Within the data that follows, set down exactly the lines from the one containing "Rebuild this chart as a Python" through the one containing "from bokeh.resources import INLINE", both ends included.

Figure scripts

## Start

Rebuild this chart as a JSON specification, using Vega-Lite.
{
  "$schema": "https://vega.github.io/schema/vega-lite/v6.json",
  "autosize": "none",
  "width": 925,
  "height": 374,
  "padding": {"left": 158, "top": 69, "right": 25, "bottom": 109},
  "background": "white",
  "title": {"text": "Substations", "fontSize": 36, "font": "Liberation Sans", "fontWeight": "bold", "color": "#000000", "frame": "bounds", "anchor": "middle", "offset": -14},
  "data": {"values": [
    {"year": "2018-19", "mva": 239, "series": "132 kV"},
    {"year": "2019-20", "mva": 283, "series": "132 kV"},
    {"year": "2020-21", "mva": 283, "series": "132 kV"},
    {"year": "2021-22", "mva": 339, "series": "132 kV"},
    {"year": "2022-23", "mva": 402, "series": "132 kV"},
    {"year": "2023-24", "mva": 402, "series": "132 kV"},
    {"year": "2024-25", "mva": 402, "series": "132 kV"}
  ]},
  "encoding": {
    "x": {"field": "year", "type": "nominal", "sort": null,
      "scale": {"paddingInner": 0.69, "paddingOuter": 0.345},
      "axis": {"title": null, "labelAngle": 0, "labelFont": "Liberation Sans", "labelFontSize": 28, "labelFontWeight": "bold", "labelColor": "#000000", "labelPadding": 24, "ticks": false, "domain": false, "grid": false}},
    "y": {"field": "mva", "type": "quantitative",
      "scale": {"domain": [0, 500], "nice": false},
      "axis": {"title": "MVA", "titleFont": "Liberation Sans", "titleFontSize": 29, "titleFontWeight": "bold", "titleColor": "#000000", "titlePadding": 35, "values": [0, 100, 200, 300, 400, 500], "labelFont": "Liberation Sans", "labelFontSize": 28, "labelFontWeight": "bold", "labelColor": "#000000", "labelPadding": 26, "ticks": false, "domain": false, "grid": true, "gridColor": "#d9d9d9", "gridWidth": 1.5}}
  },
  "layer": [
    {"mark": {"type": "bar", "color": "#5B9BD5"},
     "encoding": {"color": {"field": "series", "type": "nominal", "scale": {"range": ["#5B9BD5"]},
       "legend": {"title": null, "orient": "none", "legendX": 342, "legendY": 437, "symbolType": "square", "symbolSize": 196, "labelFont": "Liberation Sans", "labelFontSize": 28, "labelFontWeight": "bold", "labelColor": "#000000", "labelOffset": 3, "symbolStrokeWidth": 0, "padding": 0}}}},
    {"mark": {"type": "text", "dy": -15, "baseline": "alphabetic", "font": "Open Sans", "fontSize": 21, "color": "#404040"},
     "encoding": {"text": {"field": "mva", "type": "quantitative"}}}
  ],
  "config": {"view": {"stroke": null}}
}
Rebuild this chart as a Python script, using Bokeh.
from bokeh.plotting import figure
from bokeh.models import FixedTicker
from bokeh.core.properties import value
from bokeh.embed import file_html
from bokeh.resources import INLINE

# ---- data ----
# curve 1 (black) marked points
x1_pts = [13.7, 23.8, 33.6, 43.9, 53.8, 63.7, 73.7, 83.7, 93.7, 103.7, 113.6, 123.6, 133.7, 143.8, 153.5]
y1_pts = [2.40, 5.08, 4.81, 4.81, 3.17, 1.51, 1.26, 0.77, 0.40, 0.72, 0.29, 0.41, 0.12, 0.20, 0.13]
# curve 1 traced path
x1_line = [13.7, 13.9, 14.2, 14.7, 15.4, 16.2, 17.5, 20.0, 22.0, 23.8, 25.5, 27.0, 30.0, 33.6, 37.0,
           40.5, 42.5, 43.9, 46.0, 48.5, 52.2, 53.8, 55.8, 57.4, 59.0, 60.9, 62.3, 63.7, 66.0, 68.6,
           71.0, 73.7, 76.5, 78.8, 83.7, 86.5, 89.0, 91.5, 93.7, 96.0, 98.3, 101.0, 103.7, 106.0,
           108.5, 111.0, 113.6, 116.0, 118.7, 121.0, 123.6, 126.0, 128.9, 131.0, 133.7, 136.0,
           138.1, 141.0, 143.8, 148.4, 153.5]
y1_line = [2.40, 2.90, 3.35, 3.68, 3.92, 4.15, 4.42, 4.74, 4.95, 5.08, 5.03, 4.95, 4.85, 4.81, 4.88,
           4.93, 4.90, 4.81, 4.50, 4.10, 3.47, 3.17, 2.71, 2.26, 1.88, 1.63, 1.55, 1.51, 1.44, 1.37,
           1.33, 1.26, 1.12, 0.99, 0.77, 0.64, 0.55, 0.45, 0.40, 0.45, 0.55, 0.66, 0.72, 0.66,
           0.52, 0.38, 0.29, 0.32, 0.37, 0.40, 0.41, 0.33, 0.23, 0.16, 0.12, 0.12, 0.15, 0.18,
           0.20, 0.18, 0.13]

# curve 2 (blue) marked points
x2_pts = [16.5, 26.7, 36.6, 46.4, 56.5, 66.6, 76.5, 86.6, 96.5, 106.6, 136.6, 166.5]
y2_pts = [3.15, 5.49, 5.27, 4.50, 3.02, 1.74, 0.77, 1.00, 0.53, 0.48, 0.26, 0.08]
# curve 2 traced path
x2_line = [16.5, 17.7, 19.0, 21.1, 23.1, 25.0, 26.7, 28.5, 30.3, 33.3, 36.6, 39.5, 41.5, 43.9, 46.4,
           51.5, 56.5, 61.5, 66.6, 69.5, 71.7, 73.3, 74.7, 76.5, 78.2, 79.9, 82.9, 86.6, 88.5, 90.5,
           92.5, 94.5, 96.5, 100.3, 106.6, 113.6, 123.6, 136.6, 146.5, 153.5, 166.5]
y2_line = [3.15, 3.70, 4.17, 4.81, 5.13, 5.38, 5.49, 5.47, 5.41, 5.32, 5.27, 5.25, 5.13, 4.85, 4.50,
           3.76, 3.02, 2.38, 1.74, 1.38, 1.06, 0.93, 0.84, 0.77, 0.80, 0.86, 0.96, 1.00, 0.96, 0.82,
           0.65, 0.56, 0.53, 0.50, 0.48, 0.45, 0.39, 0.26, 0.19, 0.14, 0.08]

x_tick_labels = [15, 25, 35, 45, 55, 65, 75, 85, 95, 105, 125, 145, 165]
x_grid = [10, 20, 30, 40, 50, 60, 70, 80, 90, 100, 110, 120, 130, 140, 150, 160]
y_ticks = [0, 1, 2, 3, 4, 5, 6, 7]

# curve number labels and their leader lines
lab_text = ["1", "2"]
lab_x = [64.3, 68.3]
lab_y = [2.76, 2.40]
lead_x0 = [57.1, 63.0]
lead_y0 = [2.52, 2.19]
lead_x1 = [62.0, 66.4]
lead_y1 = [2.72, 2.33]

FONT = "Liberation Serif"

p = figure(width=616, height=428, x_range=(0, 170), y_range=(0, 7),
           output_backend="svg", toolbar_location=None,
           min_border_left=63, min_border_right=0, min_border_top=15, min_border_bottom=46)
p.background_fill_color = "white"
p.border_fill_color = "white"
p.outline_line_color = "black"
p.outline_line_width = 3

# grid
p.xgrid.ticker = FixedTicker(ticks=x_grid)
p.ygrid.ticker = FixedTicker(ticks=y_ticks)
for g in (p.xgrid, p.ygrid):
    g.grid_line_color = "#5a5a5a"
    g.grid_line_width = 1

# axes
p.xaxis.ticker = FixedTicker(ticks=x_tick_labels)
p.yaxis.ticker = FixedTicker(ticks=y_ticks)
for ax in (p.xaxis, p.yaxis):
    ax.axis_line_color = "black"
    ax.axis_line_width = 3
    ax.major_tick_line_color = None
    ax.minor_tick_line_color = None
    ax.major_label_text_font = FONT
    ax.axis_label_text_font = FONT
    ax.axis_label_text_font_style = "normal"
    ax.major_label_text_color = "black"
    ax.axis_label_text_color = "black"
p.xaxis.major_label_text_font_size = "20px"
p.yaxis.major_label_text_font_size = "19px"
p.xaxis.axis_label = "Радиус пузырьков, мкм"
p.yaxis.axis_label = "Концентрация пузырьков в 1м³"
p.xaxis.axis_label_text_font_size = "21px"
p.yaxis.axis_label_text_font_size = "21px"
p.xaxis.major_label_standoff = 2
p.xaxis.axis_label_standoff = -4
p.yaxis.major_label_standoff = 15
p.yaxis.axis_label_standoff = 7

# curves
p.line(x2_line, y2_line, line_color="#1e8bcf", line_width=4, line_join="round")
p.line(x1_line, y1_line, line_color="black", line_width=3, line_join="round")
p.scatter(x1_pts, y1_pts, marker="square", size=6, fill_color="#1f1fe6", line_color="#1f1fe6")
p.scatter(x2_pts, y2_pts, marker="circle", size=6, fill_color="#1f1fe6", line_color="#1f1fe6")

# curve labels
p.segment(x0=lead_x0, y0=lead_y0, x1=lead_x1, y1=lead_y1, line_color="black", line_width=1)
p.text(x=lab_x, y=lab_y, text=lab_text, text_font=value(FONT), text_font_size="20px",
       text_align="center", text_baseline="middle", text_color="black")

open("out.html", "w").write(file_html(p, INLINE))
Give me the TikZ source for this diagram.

## End

Problem solution
Rebuild this chart as a Python script, using Bokeh.
from bokeh.plotting import figure
from bokeh.models import FixedTicker
from bokeh.core.properties import value
from bokeh.embed import file_html
from bokeh.resources import INLINE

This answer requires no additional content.